Only the pictures are omitted; repeat all other data exactly.

-----

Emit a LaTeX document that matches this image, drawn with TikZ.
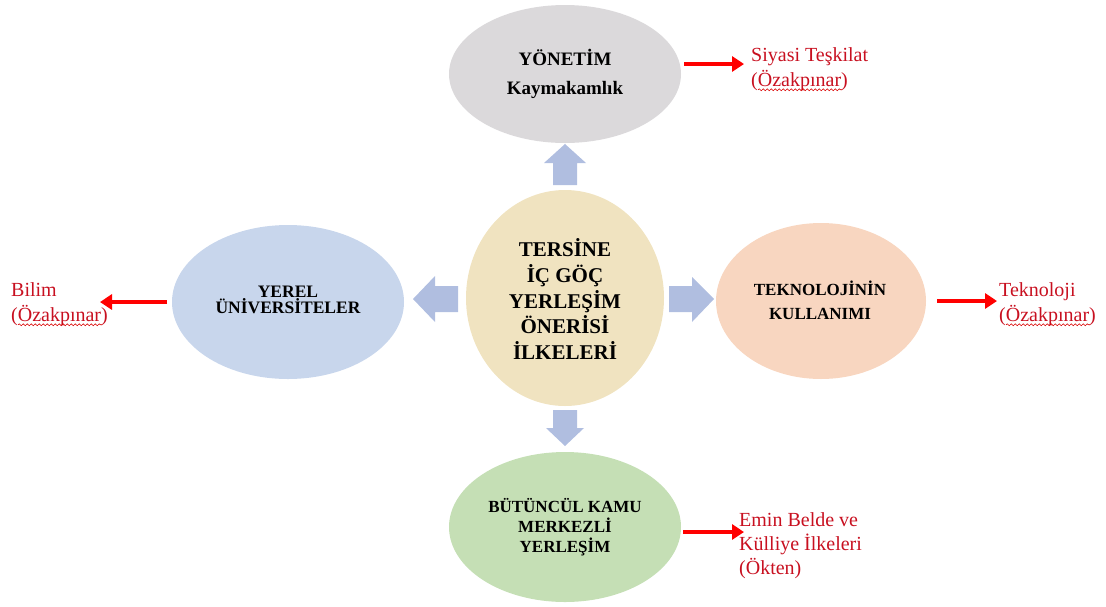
\documentclass[tikz,border=0pt]{standalone}
\usepackage{fontspec}
\setmainfont{Liberation Serif}
\usetikzlibrary{arrows.meta,decorations.pathmorphing,calc}
\definecolor{cgray}{RGB}{219,217,219}
\definecolor{cwheat}{RGB}{240,227,192}
\definecolor{cblue}{RGB}{200,214,236}
\definecolor{cpeach}{RGB}{248,214,192}
\definecolor{cgreen}{RGB}{197,223,181}
\definecolor{carrow}{RGB}{176,190,224}
\definecolor{cred}{RGB}{200,16,32}
\tikzset{
  blk/.style={font=\bfseries, align=center, inner sep=0pt, text=black},
  blockarrow/.style={fill=carrow, draw=none},
  redarrow/.style={draw=red, line width=3.4pt, -{Triangle[length=12pt,width=15pt]}},
  reftext/.style={text=cred, align=left, inner sep=0pt, font=\fontsize{20}{25}\selectfont},
  squig/.style={draw=red!85!black, line width=0.6pt, decorate, decoration={snake, amplitude=0.9pt, segment length=4pt}},
}
\begin{document}
\begin{tikzpicture}[x=1pt,y=-1pt]
\useasboundingbox (0,0) rectangle (1106,606);
% ellipses
\fill[cgray]  (565,74)  ellipse [x radius=116, y radius=69];
\fill[cwheat] (565,298) ellipse [x radius=99, y radius=108];
\fill[cblue]  (288,302) ellipse [x radius=116, y radius=77];
\fill[cpeach] (821,301) ellipse [x radius=105, y radius=78];
\fill[cgreen] (565,527) ellipse [x radius=116, y radius=75];
% labels in ellipses
\node[blk, font=\bfseries\fontsize{19}{29}\selectfont] (top) at (565,74) {YÖNETİM\\Kaymakamlık};
\node[blk, font=\bfseries\fontsize{21}{25.7}\selectfont] (ctr) at (565,299) {TERSİNE\\İÇ GÖÇ\\YERLEŞİM\\ÖNERİSİ\\İLKELERİ};
\node[blk, font=\bfseries\fontsize{17.5}{16}\selectfont] (lft) at (288,300) {YEREL\\ÜNİVERSİTELER};
\node[blk, font=\bfseries\fontsize{17}{24}\selectfont] (rgt) at (820,300) {TEKNOLOJİNİN\\KULLANIMI};
\node[blk, font=\bfseries\fontsize{17}{20}\selectfont] (bot) at (565,527) {BÜTÜNCÜL KAMU\\MERKEZLİ\\YERLEŞİM};
% block arrows
\fill[blockarrow] (553,185) -- (553,163) -- (544,163) -- (565,144) -- (586,163) -- (577,163) -- (577,185) -- cycle;
\fill[blockarrow] (553,410) -- (553,428) -- (546,428) -- (565,446) -- (584,428) -- (577,428) -- (577,410) -- cycle;
\fill[blockarrow] (458,286) -- (435,286) -- (435,276) -- (413,299) -- (435,322) -- (435,312) -- (458,312) -- cycle;
\fill[blockarrow] (669,286) -- (692,286) -- (692,277) -- (714,299) -- (692,322) -- (692,312) -- (669,312) -- cycle;
% reference texts
\node[reftext, anchor=west] (sy) at (751,69) {Siyasi Teşkilat\\(Özakpınar)};
\node[reftext, anchor=west] (bi) at (11,304) {Bilim\\(Özakpınar)};
\node[reftext, anchor=west] (te) at (999,304) {Teknoloji\\(Özakpınar)};
\node[reftext, anchor=west, font=\fontsize{20}{24}\selectfont] (em) at (739,546) {Emin Belde ve\\Külliye İlkeleri\\(Ökten)};
% spelling squiggles
\draw[squig] ($(sy.south west)+(7,-1)$) -- ++(84,0);
\draw[squig] ($(bi.south west)+(7,-1)$) -- ++(84,0);
\draw[squig] ($(te.south west)+(7,-1)$) -- ++(84,0);
% red arrows
\coordinate (sy0) at (684,64);
\coordinate (sy1) at (744,64);
\coordinate (bi0) at (167,302);
\coordinate (bi1) at (100,302);
\coordinate (te0) at (937,301);
\coordinate (te1) at (997,301);
\coordinate (em0) at (683,532);
\coordinate (em1) at (744,532);
\draw[redarrow] (sy0) -- (sy1);
\draw[redarrow] (bi0) -- (bi1);
\draw[redarrow] (te0) -- (te1);
\draw[redarrow] (em0) -- (em1);
\end{tikzpicture}
\end{document}
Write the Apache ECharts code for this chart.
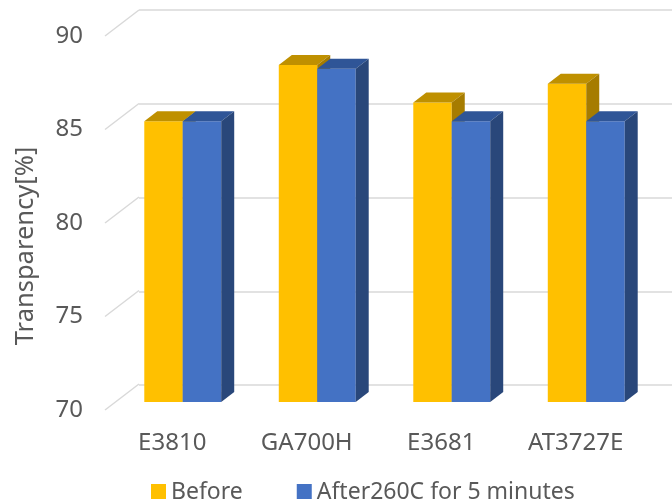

-----

Response:
Emit a LaTeX document that matches this image, drawn with TikZ.
\documentclass[tikz,border=0pt]{standalone}
\usepackage{fontspec}
\setmainfont{Liberation Serif}
\usetikzlibrary{arrows.meta,decorations.pathmorphing,calc}
\definecolor{cgray}{RGB}{219,217,219}
\definecolor{cwheat}{RGB}{240,227,192}
\definecolor{cblue}{RGB}{200,214,236}
\definecolor{cpeach}{RGB}{248,214,192}
\definecolor{cgreen}{RGB}{197,223,181}
\definecolor{carrow}{RGB}{176,190,224}
\definecolor{cred}{RGB}{200,16,32}
\tikzset{
  blk/.style={font=\bfseries, align=center, inner sep=0pt, text=black},
  blockarrow/.style={fill=carrow, draw=none},
  redarrow/.style={draw=red, line width=3.4pt, -{Triangle[length=12pt,width=15pt]}},
  reftext/.style={text=cred, align=left, inner sep=0pt, font=\fontsize{20}{25}\selectfont},
  squig/.style={draw=red!85!black, line width=0.6pt, decorate, decoration={snake, amplitude=0.9pt, segment length=4pt}},
}
\begin{document}
\begin{tikzpicture}[x=1pt,y=-1pt]
\useasboundingbox (0,0) rectangle (1106,606);
% ellipses
\fill[cgray]  (565,74)  ellipse [x radius=116, y radius=69];
\fill[cwheat] (565,298) ellipse [x radius=99, y radius=108];
\fill[cblue]  (288,302) ellipse [x radius=116, y radius=77];
\fill[cpeach] (821,301) ellipse [x radius=105, y radius=78];
\fill[cgreen] (565,527) ellipse [x radius=116, y radius=75];
% labels in ellipses
\node[blk, font=\bfseries\fontsize{19}{29}\selectfont] (top) at (565,74) {YÖNETİM\\Kaymakamlık};
\node[blk, font=\bfseries\fontsize{21}{25.7}\selectfont] (ctr) at (565,299) {TERSİNE\\İÇ GÖÇ\\YERLEŞİM\\ÖNERİSİ\\İLKELERİ};
\node[blk, font=\bfseries\fontsize{17.5}{16}\selectfont] (lft) at (288,300) {YEREL\\ÜNİVERSİTELER};
\node[blk, font=\bfseries\fontsize{17}{24}\selectfont] (rgt) at (820,300) {TEKNOLOJİNİN\\KULLANIMI};
\node[blk, font=\bfseries\fontsize{17}{20}\selectfont] (bot) at (565,527) {BÜTÜNCÜL KAMU\\MERKEZLİ\\YERLEŞİM};
% block arrows
\fill[blockarrow] (553,185) -- (553,163) -- (544,163) -- (565,144) -- (586,163) -- (577,163) -- (577,185) -- cycle;
\fill[blockarrow] (553,410) -- (553,428) -- (546,428) -- (565,446) -- (584,428) -- (577,428) -- (577,410) -- cycle;
\fill[blockarrow] (458,286) -- (435,286) -- (435,276) -- (413,299) -- (435,322) -- (435,312) -- (458,312) -- cycle;
\fill[blockarrow] (669,286) -- (692,286) -- (692,277) -- (714,299) -- (692,322) -- (692,312) -- (669,312) -- cycle;
% reference texts
\node[reftext, anchor=west] (sy) at (751,69) {Siyasi Teşkilat\\(Özakpınar)};
\node[reftext, anchor=west] (bi) at (11,304) {Bilim\\(Özakpınar)};
\node[reftext, anchor=west] (te) at (999,304) {Teknoloji\\(Özakpınar)};
\node[reftext, anchor=west, font=\fontsize{20}{24}\selectfont] (em) at (739,546) {Emin Belde ve\\Külliye İlkeleri\\(Ökten)};
% spelling squiggles
\draw[squig] ($(sy.south west)+(7,-1)$) -- ++(84,0);
\draw[squig] ($(bi.south west)+(7,-1)$) -- ++(84,0);
\draw[squig] ($(te.south west)+(7,-1)$) -- ++(84,0);
% red arrows
\coordinate (sy0) at (684,64);
\coordinate (sy1) at (744,64);
\coordinate (bi0) at (167,302);
\coordinate (bi1) at (100,302);
\coordinate (te0) at (937,301);
\coordinate (te1) at (997,301);
\coordinate (em0) at (683,532);
\coordinate (em1) at (744,532);
\draw[redarrow] (sy0) -- (sy1);
\draw[redarrow] (bi0) -- (bi1);
\draw[redarrow] (te0) -- (te1);
\draw[redarrow] (em0) -- (em1);
\end{tikzpicture}
\end{document}
Write the Apache ECharts code for this chart.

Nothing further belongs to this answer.